In ABA Safety Planning Campaign

CHICAGO, April 30, 1998 -- On Super Bowl Sunday 1991, Melissa Morbeck was not watching the game; she wasn't serving up bowls of chili for laughing guests; nor was she enjoying the new advertising campaigns. Instead, Morbeck was trying to survive a savage beating at the hands of her husband of four years. She was also coming to the realization that if she didn't leave him soon, her days were numbered.

When Morbeck made the decision to leave, she steeled her resolve by going to the only person who had ever asked her, point blank, if her husband hit her -- her boss. Her supervisor at the advertising agency where they worked had been smart enough to pick up the clues in her behavior on the job -- the absenteeism, the distraction, the general upset in her demeanor.

Morbeck's colleagues helped her leave her husband, and ultimately saved her life. The crises that millions of women across the country like Morbeck face are the impetus for the new public outreach campaign launched by the American Bar Association Commission on Domestic Violence and Tort and Insurance Practice Section (TIPS), "Domestic Violence: It's Everyone's Business." The centerpiece of the campaign is a safety planning brochure, "Steps to Safety: Be Safe. Be Sensible. Be Prepared," which outlines ways victims of domestic violence can prepare to leave an abusive relationship and measures they can take to minimize the danger of that action.

"The answer is not to fire the employee, although sadly that has often been the corporate response, " said Portland, Ore., lawyer Dianne Dailey, chair of TIPS. "In order to help the victim while preserving the corporate investment in that employee's training and work, the most valuable contribution the employer can make is to be supportive and help them stay safe."

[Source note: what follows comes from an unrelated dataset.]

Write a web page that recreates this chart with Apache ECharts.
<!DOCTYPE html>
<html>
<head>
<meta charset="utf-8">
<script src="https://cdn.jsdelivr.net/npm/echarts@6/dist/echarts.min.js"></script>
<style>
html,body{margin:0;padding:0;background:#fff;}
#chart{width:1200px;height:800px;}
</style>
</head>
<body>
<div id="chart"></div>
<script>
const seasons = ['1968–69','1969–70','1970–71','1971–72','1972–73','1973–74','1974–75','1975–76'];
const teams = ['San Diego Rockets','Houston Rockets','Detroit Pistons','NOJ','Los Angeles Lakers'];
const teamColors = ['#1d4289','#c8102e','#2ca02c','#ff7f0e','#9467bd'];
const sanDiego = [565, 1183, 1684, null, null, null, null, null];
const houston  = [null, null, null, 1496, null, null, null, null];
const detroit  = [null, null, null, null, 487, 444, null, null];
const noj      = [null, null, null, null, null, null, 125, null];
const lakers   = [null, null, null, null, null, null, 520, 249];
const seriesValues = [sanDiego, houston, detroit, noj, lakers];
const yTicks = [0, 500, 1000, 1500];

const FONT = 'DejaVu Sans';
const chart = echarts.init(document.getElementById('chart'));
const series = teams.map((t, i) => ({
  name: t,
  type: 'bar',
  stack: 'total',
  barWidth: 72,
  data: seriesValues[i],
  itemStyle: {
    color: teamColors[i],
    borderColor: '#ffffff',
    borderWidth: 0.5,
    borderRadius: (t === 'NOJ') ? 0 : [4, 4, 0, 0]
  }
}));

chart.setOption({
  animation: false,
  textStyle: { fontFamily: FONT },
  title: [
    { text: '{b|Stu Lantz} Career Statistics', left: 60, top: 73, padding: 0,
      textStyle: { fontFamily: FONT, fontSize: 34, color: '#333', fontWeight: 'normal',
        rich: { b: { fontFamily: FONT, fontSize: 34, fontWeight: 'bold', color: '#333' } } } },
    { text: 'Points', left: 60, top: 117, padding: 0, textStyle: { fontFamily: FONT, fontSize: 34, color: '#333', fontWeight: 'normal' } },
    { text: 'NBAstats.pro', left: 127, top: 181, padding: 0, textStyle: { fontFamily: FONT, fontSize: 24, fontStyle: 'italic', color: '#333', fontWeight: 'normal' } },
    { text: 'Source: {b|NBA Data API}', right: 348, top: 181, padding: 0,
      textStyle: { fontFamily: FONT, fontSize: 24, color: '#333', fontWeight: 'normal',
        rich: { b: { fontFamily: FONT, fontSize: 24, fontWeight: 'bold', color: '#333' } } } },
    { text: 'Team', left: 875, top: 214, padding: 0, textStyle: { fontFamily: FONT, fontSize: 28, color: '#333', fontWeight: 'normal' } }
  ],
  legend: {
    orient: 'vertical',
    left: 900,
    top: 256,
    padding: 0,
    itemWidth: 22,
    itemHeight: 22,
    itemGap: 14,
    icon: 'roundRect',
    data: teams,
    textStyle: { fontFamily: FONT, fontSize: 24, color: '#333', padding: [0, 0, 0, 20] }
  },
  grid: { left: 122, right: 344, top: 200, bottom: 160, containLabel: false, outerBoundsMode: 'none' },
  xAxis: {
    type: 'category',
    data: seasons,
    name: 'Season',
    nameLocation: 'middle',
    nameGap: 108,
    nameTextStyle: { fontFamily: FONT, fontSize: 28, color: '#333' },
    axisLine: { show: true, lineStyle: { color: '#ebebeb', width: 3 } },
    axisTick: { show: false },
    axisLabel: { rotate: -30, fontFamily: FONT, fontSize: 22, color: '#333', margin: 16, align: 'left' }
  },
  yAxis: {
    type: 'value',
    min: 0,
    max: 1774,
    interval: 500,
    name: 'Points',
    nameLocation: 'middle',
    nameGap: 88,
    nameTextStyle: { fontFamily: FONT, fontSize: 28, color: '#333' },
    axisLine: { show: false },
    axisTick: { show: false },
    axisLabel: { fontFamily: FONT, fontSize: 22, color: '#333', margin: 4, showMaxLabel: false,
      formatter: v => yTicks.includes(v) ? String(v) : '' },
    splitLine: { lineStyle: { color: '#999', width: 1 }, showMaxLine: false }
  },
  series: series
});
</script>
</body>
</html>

Domestic violence has become an issue of growing concern to businesses as the Department of Justice reports that husbands and boyfriends commit 13,000 acts of violence against women in the workplace every year. More than 70 percent of employed victims report that their abusers have harassed them at work -- either by phone or in person.

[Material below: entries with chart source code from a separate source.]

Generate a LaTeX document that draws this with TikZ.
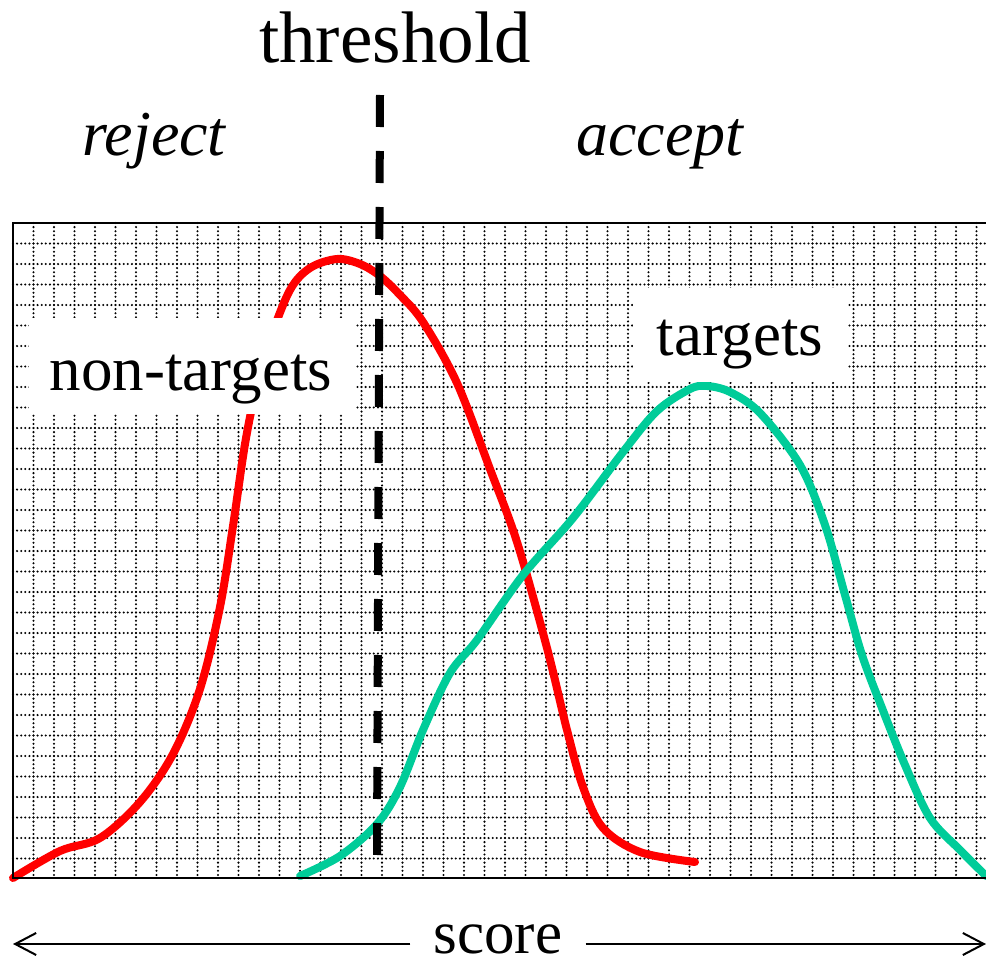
\documentclass[tikz,border=0pt]{standalone}
\usepackage{fontspec}
\setmainfont{Liberation Serif}
\usetikzlibrary{arrows.meta}
\definecolor{nontgt}{RGB}{255,0,0}
\definecolor{tgt}{RGB}{0,204,153}
\begin{document}
\begin{tikzpicture}[x=1pt,y=-1pt,
  gridline/.style={black, line width=2.3pt, line cap=round, dash pattern=on 0pt off 4.1pt},
  curve/.style={line width=8pt, line cap=round, line join=round},
  whitebox/.style={fill=white, inner sep=0pt, anchor=north west},
  bigtext/.style={inner sep=0pt, anchor=base, font=\fontsize{63}{70}\selectfont},
  sidetext/.style={inner sep=0pt, anchor=base, font=\fontsize{64}{72}\selectfont\itshape},
  axisarrow/.style={line width=2pt, -{Straight Barb[length=21pt, width=22pt]}}]
\useasboundingbox (0,0) rectangle (986,966);
% dotted grid
\foreach \i in {1,...,47} \draw[gridline] ({13+20.5*\i},223) -- ({13+20.5*\i},878);
\foreach \j in {1,...,31} \draw[gridline] (13,{223+20.5*\j}) -- (986,{223+20.5*\j});
% curves
\draw[curve, nontgt] plot[smooth, tension=0.55] coordinates {
 (13,878) (60,851) (100,838) (140,802) (173,754) (200,689) (220,607) (233,526)
 (245,444) (256,390) (270,340) (290,290) (310,268) (337,259) (360,264) (380,276)
 (400,295) (423,322) (457,383) (490,469) (517,542) (547,648) (567,730) (583,787)
 (603,828) (640,852) (695,862)};
\draw[curve, tgt] plot[smooth, tension=0.55] coordinates {
 (300,876) (340,856) (377,824) (400,787) (423,730) (450,673) (477,640) (523,575)
 (573,518) (623,452) (657,411) (690,389) (707,386) (730,392) (760,413) (800,465)
 (825,525) (845,595) (862,655) (882,708) (905,765) (930,818) (960,850) (986,876)};
% label boxes
\node[whitebox, minimum width=327pt, minimum height=96pt] (ntbox) at (29,318) {};
\node[whitebox, minimum width=215pt, minimum height=94pt] (tbox) at (633,288) {};
\node[bigtext] (nt) at (191,390) {non-targets};
\node[bigtext] (tg) at (740,355) {targets};
% frame
\draw[line width=2.5pt] (986,223) -- (13,223) -- (13,878) -- (986,878);
% threshold
\node[inner sep=0pt, anchor=base, font=\fontsize{73}{80}\selectfont] (thr) at (395,63) {threshold};
\coordinate (thtop) at (380,95);
\coordinate (thbot) at (377,855);
\draw[line width=8pt, dash pattern=on 32pt off 24pt] (thtop) -- (thbot);
\node[sidetext] (rej) at (154,155) {reject};
\node[sidetext] (acc) at (660,155) {accept};
% score axis
\node[bigtext, font=\fontsize{61}{70}\selectfont, inner xsep=23pt] (score) at (498,953) {score};
\coordinate (sl) at (13,944);
\coordinate (sr) at (986,944);
\draw[axisarrow] (score.west |- sl) -- (sl);
\draw[axisarrow] (score.east |- sr) -- (sr);
\end{tikzpicture}
\end{document}
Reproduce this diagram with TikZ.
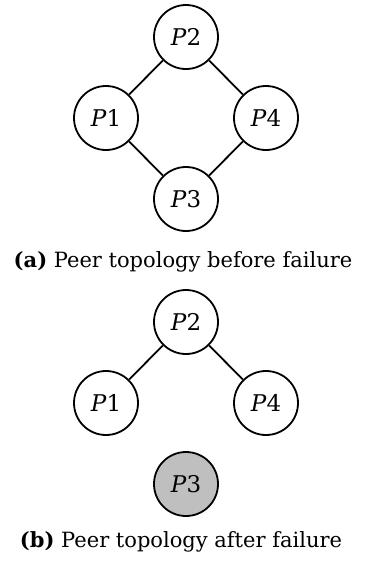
\documentclass[tikz,border=0pt]{standalone}
\usepackage{fontspec}
\setmainfont{DejaVu Serif}
\begin{document}
\begin{tikzpicture}[x=1pt,y=-1pt,
  peer/.style={circle,draw,line width=1.8pt,minimum size=64pt,inner sep=0pt,
    font=\fontsize{23}{27}\selectfont},
  failed/.style={peer,fill=black!25},
  link/.style={line width=1.8pt},
  caption/.style={font=\fontsize{21}{25}\selectfont,anchor=base}]
\useasboundingbox (0,0) rectangle (364,562);
% (a) before failure
\node[peer] (a2) at (186,37) {\textit{P}2};
\node[peer] (a1) at (106,118) {\textit{P}1};
\node[peer] (a4) at (266,118) {\textit{P}4};
\node[peer] (a3) at (186,199) {\textit{P}3};
\draw[link] (a2) -- (a1);
\draw[link] (a2) -- (a4);
\draw[link] (a1) -- (a3);
\draw[link] (a3) -- (a4);
\node[caption] (capa) at (183,267) {\textbf{(a)} Peer topology before failure};
% (b) after failure
\node[peer] (b2) at (186,322) {\textit{P}2};
\node[peer] (b1) at (106,403) {\textit{P}1};
\node[peer] (b4) at (266,403) {\textit{P}4};
\node[failed] (b3) at (186,484) {\textit{P}3};
\draw[link] (b2) -- (b1);
\draw[link] (b2) -- (b4);
\node[caption] (capb) at (181,547) {\textbf{(b)} Peer topology after failure};
\end{tikzpicture}
\end{document}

"Safety planning benefits the employer as well as the victim," notes ABA Commission co-chair and Tampa attorney, Michael Bedke. "When a victim develops a plan to make herself less vulnerable at work, the whole workplace becomes safer as a result. Not only will these changes make the employee more productive, the employer will also reduce the abuser's access to the workplace, sending a clear message that the employer supports the victim and will not tolerate the actions of the abuser." The national campaign, to be launched in Atlanta on May 5, will disseminate information to victims by creating partnerships with corporations and other organizations to get the information in the hands of their employees, customers and the general public.

Atlanta was chosen as the kick-off location as an honor to the first corporation to sign-on to the campaign, Churchs Chicken, which is headquartered there. Churchs will distribute the brochure to employees and make it available to the public at its 600 restaurants nationwide.

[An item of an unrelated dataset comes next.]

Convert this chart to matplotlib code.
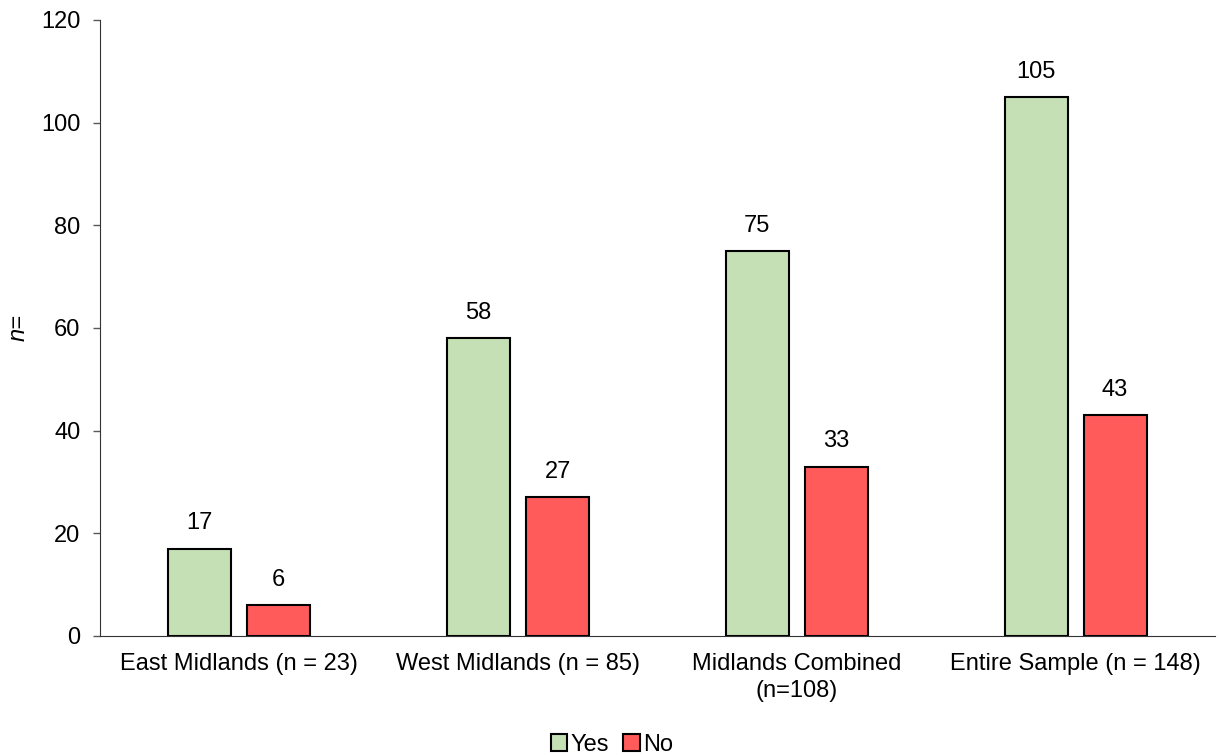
import numpy as np
import matplotlib.pyplot as plt
from matplotlib.patches import Patch

categorias = ['East Midlands (n = 23)', 'West Midlands (n = 85)',
              'Midlands Combined\n(n=108)', 'Entire Sample (n = 148)']
sim = [17, 58, 75, 105]
nao = [6, 27, 33, 43]

plt.rcParams['font.family'] = ['Liberation Sans', 'DejaVu Sans']

cor_sim = '#C5E0B4'
cor_nao = '#FF5B5B'

fig = plt.figure(figsize=(12.19, 7.56), dpi=100)
ax = fig.add_axes([100 / 1219, 1 - 636 / 756, 1115 / 1219, 616 / 756])

x = np.arange(len(categorias))
w = 0.226
off = 0.1417
b1 = ax.bar(x - off, sim, w, color=cor_sim, edgecolor='black', linewidth=1.5)
b2 = ax.bar(x + off, nao, w, color=cor_nao, edgecolor='black', linewidth=1.5)

for barras, vals in [(b1, sim), (b2, nao)]:
    for b, v in zip(barras, vals):
        ax.text(b.get_x() + b.get_width() / 2, v + 2.8, str(v),
                ha='center', va='bottom', fontsize=17)

ax.set_xlim(-0.5, len(categorias) - 0.5)
ax.set_ylim(0, 120)
ax.set_yticks(range(0, 121, 20))
ax.set_xticks(x)
ax.set_xticklabels(categorias, fontsize=17, linespacing=1.3)
ax.tick_params(axis='y', labelsize=17, length=5, width=1, color='#595959', pad=9)
ax.tick_params(axis='x', length=0, pad=12)
ax.spines['top'].set_visible(False)
ax.spines['right'].set_visible(False)
ax.spines['left'].set_color('#333333')
ax.spines['bottom'].set_color('#333333')
ax.set_ylabel('n=', fontsize=17, style='italic')
ax.yaxis.set_label_coords(-0.063, 0.5)

handles = [Patch(facecolor=cor_sim, edgecolor='black', linewidth=1.5, label='Yes'),
           Patch(facecolor=cor_nao, edgecolor='black', linewidth=1.5, label='No')]
fig.legend(handles=handles, loc='center', bbox_to_anchor=(612 / 1219, 1 - 745 / 756),
           ncol=2, frameon=False, fontsize=17, handlelength=0.7, handleheight=0.7,
           handletextpad=0.15, columnspacing=0.6)

plt.savefig('out.png', dpi=100)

"When businesses take a stand on an issue like this, everyone in the community notices," observes Philadelphia family lawyer Lynne Gold-Bikin, co-chair of the ABA Commission. "In addition to helping victims, businesses can help teach their neighbors that domestic violence should not be tolerated or ignored."

There is space on the front of the brochure for the company's logo and also spaceavailable for employers to provide local hotline numbers. The safety planning brochure can be downloaded from the ABA website (www.abanet.org/tips), and customized for the organization and location before photocopying.

In addition to Churchs, other organizations that have signed on to the campaign include: Theragenics, an Atlanta medical company; the American Bar Association; the Portland, Ore., law firm of Bullivant, Houser, Bailey, Pendergrass & Hoffman, PC; and the Atlanta Volunteer Lawyers Foundation.